Chaque année, en juillet, ses fidèles compagnons du dernier combat commémorent la date du parachutage de Duerne, peut-être un peu plus en cette année du 60e anniversaire où les rangs des derniers acteurs se sont éclaircis. Derrière la mémoire du colonel Mary-Basset , fidèles à son propre engagement d’après-guerre, ils rappellent le souvenir des parachutistes qui ont oeuvré en cet été 1944 et de ceux du maquis de Saint-Symphorien, les morts au combat, les déportés et ceux que la vie a emporté, non sans espérer que reste vive cette mémoire d’un temps où lutter était le premier des devoirs.

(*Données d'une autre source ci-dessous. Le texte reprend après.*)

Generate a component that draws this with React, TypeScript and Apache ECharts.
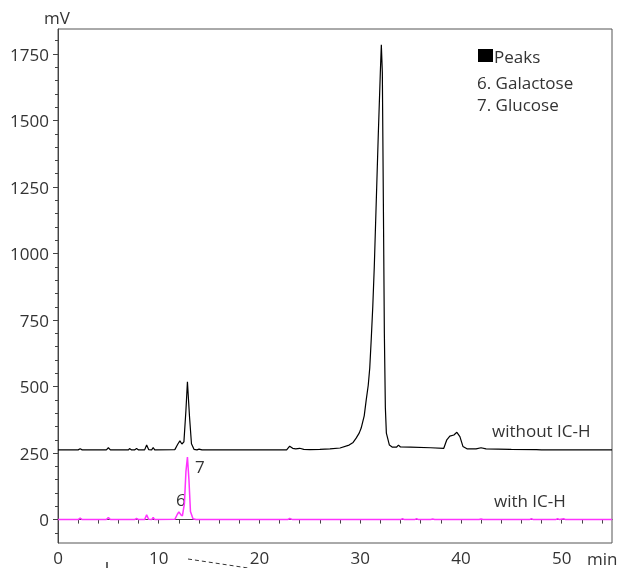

Mary Basset ( 3ème à partir de la gauche) quelques jours après la libération de Lyon . A sa droite le Colonel Descour ( Bayard ). © JP Basset.
Le Général de Gaulle,
Président du Gouvernement
provisoire de la République
DECIDE :
La Croix de la Libération est décernée au Capitaine Basset Raymond
pour le motif suivant :
Rentré dans la Résistance dès les premiers jours après la capitulation, a montré son refus d’accepter les conditions d’Armistice. Par son inlassable ardeur a permis à plusieurs milliers de prisonniers, d’évadés, d’agents des F.F.C., de pilotes alliés abattus, de rejoindre les territoires alliés. A accompli de très nombreux et très importants sabotages contre l’industrie allemande en territoire français. Leur extraordinaire réussite a permis de stopper pour plusieurs mois des industries de première importance pour l’effort de guerre allemand. Arrêté par la gestapo, a réussi à s’évader et à rejoindre les F.F.C.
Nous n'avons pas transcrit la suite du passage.